Of course, let’s be honest—all of these companies would love to train on your data. More data means better models, faster iteration, and potentially defensible improvements. But that’s not where the market is heading. Enterprise buyers, developers, and even individual users are demanding control, transparency, and the ability to opt out. And that’s exactly why OpenAI, Anthropic, and Google have made non-training an option (or at least for paying users). Control is quickly becoming table stakes.
🤔 So What Should You Actually Worry About?
If you’re in legal, compliance, or security, it’s right to be cautious about where your data lives and who can access it. But the fear shouldn’t be “Is this AI training on my data?”—the better questions are:
- Who has access to this data?
- What is their retention policy?
- What agreements are in place?
- Can I see what’s stored and delete it?
And let’s be honest: if you’re fine giving Superhuman access to your inbox, or letting Asana store your company’s roadmap, or uploading sensitive docs into Airtable—but you panic at the idea of asking ChatGPT a question with sensitive context—you’re probably reacting to fear, not risk.
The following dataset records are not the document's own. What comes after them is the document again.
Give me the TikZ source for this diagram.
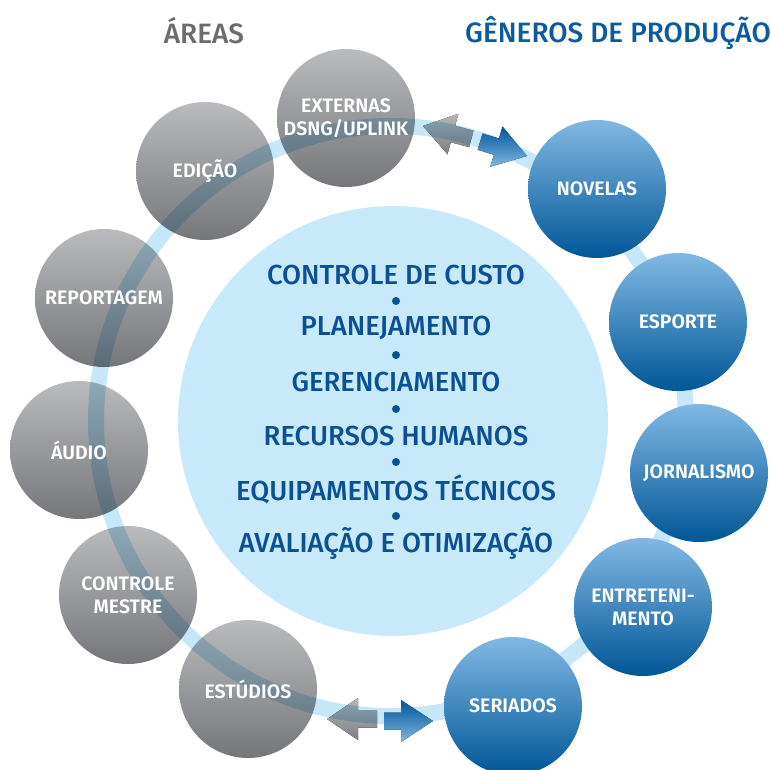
\documentclass[tikz,border=0pt]{standalone}
\usepackage{fontspec}
\setmainfont{Fira Sans}[UprightFont={* Medium},BoldFont={* SemiBold}]
\definecolor{gtop}{HTML}{BABBBD}
\definecolor{gbot}{HTML}{75767A}
\definecolor{btop}{HTML}{82B8E3}
\definecolor{bbot}{HTML}{005697}
\definecolor{ringc}{HTML}{C5E7F8}
\definecolor{corec}{HTML}{C8E9F9}
\definecolor{coretext}{HTML}{0B4F95}
\definecolor{headgray}{HTML}{6B6C6E}
\definecolor{headblue}{HTML}{0B5A9E}
\definecolor{gatop}{HTML}{B5B6B8}
\definecolor{gabot}{HTML}{7E8083}
\definecolor{batop}{HTML}{00569A}
\definecolor{babot}{HTML}{7FB5E0}
\tikzset{
  gcirc/.style={circle, minimum size=138pt, inner sep=0pt, top color=gtop, bottom color=gbot},
  bcirc/.style={circle, minimum size=138pt, inner sep=0pt, top color=btop, bottom color=bbot},
  lbl/.style={text=white, align=center, font=\bfseries\fontsize{19.5}{23}\selectfont},
  coreline/.style={text=coretext, font=\fontsize{27.5}{30}\selectfont},
  coredot/.style={circle, fill=coretext, minimum size=8pt, inner sep=0pt},
  header/.style={font=\fontsize{28}{30}\selectfont},
  garrow/.pic={\fill[top color=gatop, bottom color=gabot]
     (0,0) -- (31,-21) -- (31,-8.5) -- (50,-8.5) -- (50,8.5) -- (31,8.5) -- (31,21) -- cycle;},
  barrow/.pic={\fill[top color=batop, bottom color=babot]
     (0,0) -- (-32,-21) -- (-32,-8.5) -- (-49,-8.5) -- (-49,8.5) -- (-32,8.5) -- (-32,21) -- cycle;}
}
\begin{document}
\begin{tikzpicture}[x=1pt,y=-1pt]
\useasboundingbox (0,0) rectangle (771,769);
% gray circles (areas)
\node[gcirc] (ext) at (346,118) {};
\node[gcirc] (edi) at (205,171) {};
\node[gcirc] (rep) at (104,298) {};
\node[gcirc] (aud) at (79,450) {};
\node[gcirc] (cm)  at (128,595) {};
\node[gcirc] (est) at (248,689) {};
% gray arrows
\pic[rotate=-15] at (423,126) {garrow};
\pic at (327,719) {garrow};
% ring
\coordinate (rc) at (391,421);
\begin{scope}[blend mode=multiply]
\draw[ringc, line width=16pt] (rc) circle[radius=295];
\end{scope}
% labels of gray circles
\node[lbl] at (ext.center) {EXTERNAS\\DSNG/UPLINK};
\node[lbl] at (edi.center) {EDIÇÃO};
\node[lbl] at (rep.center) {REPORTAGEM};
\node[lbl] at (aud.center) {ÁUDIO};
\node[lbl] at (cm.center)  {CONTROLE\\MESTRE};
\node[lbl] at (est.center) {ESTÚDIOS};
% blue circles (genres)
\node[bcirc, lbl] (nov) at (597,189) {NOVELAS};
\node[bcirc, lbl] (esp) at (678,322) {ESPORTE};
\node[bcirc, lbl] (jor) at (699,473) {JORNALISMO};
\node[bcirc, lbl] (ent) at (643,607) {ENTRETENI-\\MENTO};
\node[bcirc, lbl] (ser) at (513,706) {SERIADOS};
% blue arrows
\pic[rotate=-17] at (527,156) {barrow};
\pic at (433,721) {barrow};
% core
\node[circle, fill=corec, minimum size=430pt, inner sep=0pt] (core) at (393,421) {};
\node[coreline] (t1) at (396,275) {CONTROLE DE CUSTO};
\node[coredot]  (d1) at (396,301) {};
\node[coreline] (t2) at (396,328) {PLANEJAMENTO};
\node[coredot]  (d2) at (396,355) {};
\node[coreline] (t3) at (396,382) {GERENCIAMENTO};
\node[coredot]  (d3) at (396,409) {};
\node[coreline] (t4) at (396,436) {RECURSOS HUMANOS};
\node[coredot]  (d4) at (396,462) {};
\node[coreline] (t5) at (396,489) {EQUIPAMENTOS TÉCNICOS};
\node[coredot]  (d5) at (396,516) {};
\node[coreline] (t6) at (396,543) {AVALIAÇÃO E OTIMIZAÇÃO};
% headers
\node[header, text=headgray] (h1) at (204,31) {ÁREAS};
\node[header, text=headblue] (h2) at (618,33) {GÊNEROS DE PRODUÇÃO};
\end{tikzpicture}
\end{document}
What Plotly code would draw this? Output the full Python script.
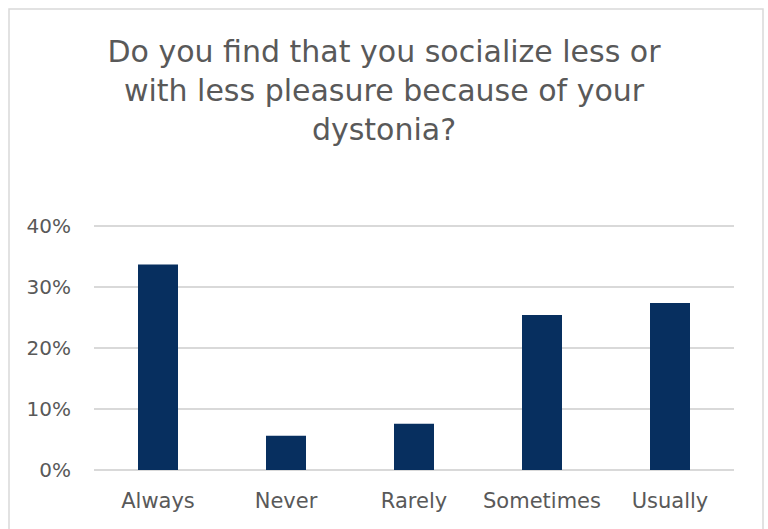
import plotly.graph_objects as go

# Survey responses: share of respondents per answer
categories = ["Always", "Never", "Rarely", "Sometimes", "Usually"]
shares = [0.337, 0.056, 0.076, 0.254, 0.274]
y_ticks = [0, 0.1, 0.2, 0.3, 0.4]
y_tick_labels = ["0%", "10%", "20%", "30%", "40%"]

title_text = ("Do you find that you socialize less or<br>"
              "with less pleasure because of your<br>dystonia?")

TEXT = "#595959"
GRID = "#d9d9d9"
BAR = "#072f5f"
FONT = "DejaVu Sans"

fig = go.Figure(
    go.Bar(
        x=categories,
        y=shares,
        marker=dict(color=BAR, line=dict(width=0)),
        width=0.3125,
        hoverinfo="skip",
    )
)

W, H = 768, 529
L, R, T, B = 94, 34, 220, 59
pw, ph = W - L - R, H - T - B

def px_to_paper_x(px):
    return (px - L) / pw

def px_to_paper_y(py):
    return (H - B - py) / ph

# light frame around the whole chart
fig.add_shape(
    type="rect", xref="paper", yref="paper",
    x0=px_to_paper_x(9), x1=px_to_paper_x(763),
    y0=px_to_paper_y(545), y1=px_to_paper_y(9),
    line=dict(color=GRID, width=1.5), fillcolor="rgba(0,0,0,0)",
    layer="below",
)

fig.update_layout(
    width=W, height=H,
    margin=dict(l=L, r=R, t=T, b=B),
    paper_bgcolor="white",
    plot_bgcolor="white",
    showlegend=False,
    font=dict(family=FONT, color=TEXT),
    title=dict(
        text=title_text,
        x=0.5, xref="container", xanchor="center",
        y=1 - 62 / H, yref="container", yanchor="top",
        font=dict(family=FONT, size=30, color=TEXT),
    ),
    xaxis=dict(
        showgrid=False, showline=False, zeroline=False,
        ticks="", tickfont=dict(size=21, color=TEXT),
        ticklabelstandoff=16,
    ),
    yaxis=dict(
        range=[0, 0.41],
        tickvals=y_ticks, ticktext=y_tick_labels,
        showgrid=True, gridcolor=GRID, gridwidth=1.5,
        zeroline=True, zerolinecolor=GRID, zerolinewidth=1.5,
        showline=False, ticks="",
        tickfont=dict(size=20, color=TEXT),
        ticklabelstandoff=22,
    ),
)

fig.write_html("out.html")
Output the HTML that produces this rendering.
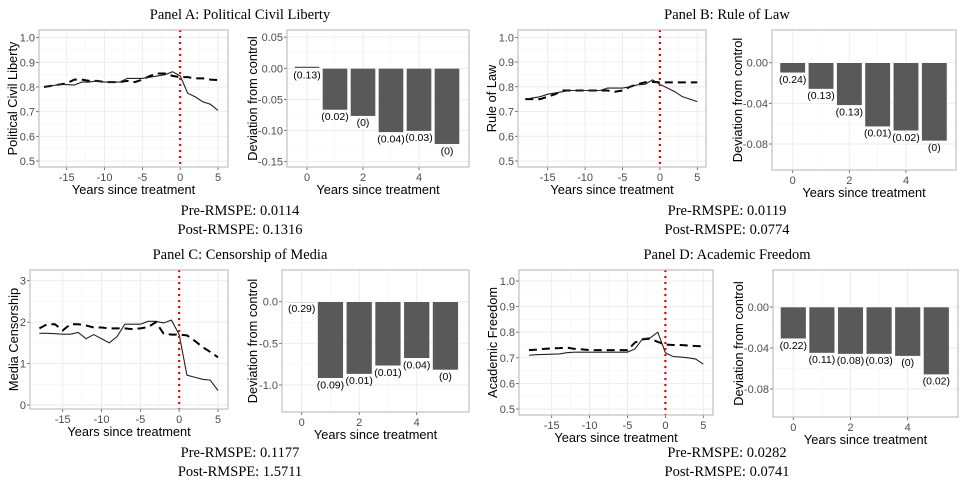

Companies like OpenAI and Anthropic are huge, well-capitalized, and security-obsessed. Their reputations—and entire business models—depend on keeping your data safe. In many cases, they’re more secure than the average productivity tool.
One real risk? ChatGPT Wrappers. There are tons of third-party tools built on top of ChatGPT that offer convenience or verticalized features—but often with weak terms of service and murky data practices. Prompt and chat history data is incredibly valuable, especially to SEO optimizers, marketing toolkits, and AI content generators. If you’re using one of these wrappers, you may be handing over your queries to someone who’s reselling or repurposing them. That’s the kind of leakage that should keep legal teams up at night—not whether OpenAI is training on your deck.
✅ The Bottom Line
- Inference is not training.
- Memory is not training.
- Training is a separate, deliberate process that can be turned off.
ChatGPT’s new memory feature makes the product more personal—but it doesn’t make the model smarter in a global sense.
Shopify CEO Tobi Lütke recently sent a company-wide memo declaring that “reflexive AI usage is now a baseline expectation.” He made it clear: every team, including the executive team, is expected to use AI not just as a tool, but as a default mode of working. His point isn’t that AI is trendy—it’s that it’s now table stakes. If you’re not using it, you’re already falling behind. I tend to agree. This isn’t about hype. It’s about not being the last one clinging to a calculator while everyone else is using Excel.
If we want to use AI responsibly, we have to start by understanding what it’s actually doing—and what it’s not.